Ah, the wonders of the information economy...

Data is replicable, but any data set large enough to be globally useful has a time bounding function. A snapshot of the whole world today is worth less than perfect information just about how humans drive over 200 years / 1.752e+6 hours of observation. Don't you think?
Sure. But that doesn't have anything to do with my comment.

As information goes, [A, B] is more valuable than [A], and the value of [A] declines with how many people/companies have A.

It would explain a lot.
> If this is just a way to buy deep data sets, then this makes sense. $150M for likely the best training set for food review in existence makes sense and therefore isn’t Google stupidly investing in review sites. It would also explain the buy and sell technique used on Boston Dynamics, Moto, and others.

It'd only make sense if they couldn't acquire the data set directly for less than the price difference and transaction. An M&A deal for Google isn't cheap and comes with a lot of oversight, risk, and scrutiny.

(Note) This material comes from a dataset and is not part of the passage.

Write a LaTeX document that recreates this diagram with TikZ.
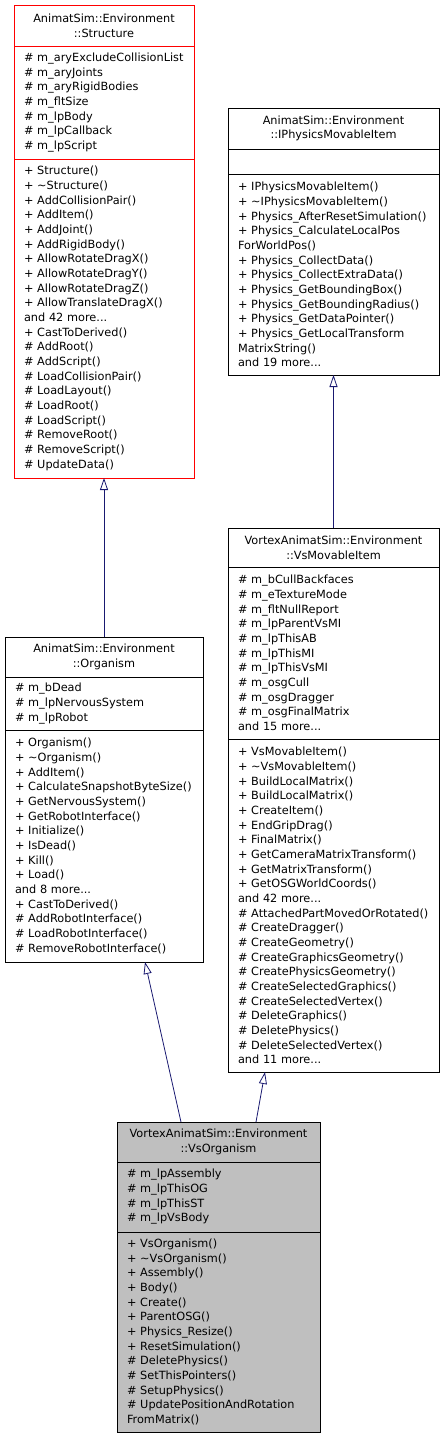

In some situations data can not be sold if the privacy policy only allows internal use. For example, gmail doesn’t allow my mail to be sold or loaned to anyone, but google can access the data to show ads and for quality control. (See https://www.google.com/policies/privacy/#infouse)

Google is unlikely to be purchased. But if the NSA bought google, then it could use my gmail data -per the privacy agreement that I agreed to- “services to provide, maintain, protect and improve them, to develop new ones, and to protect Google and our users. We also use this information to offer you tailored content.”

This is only possible if the organization is purchased.

Could this be related to antitrust scrutiny in EU?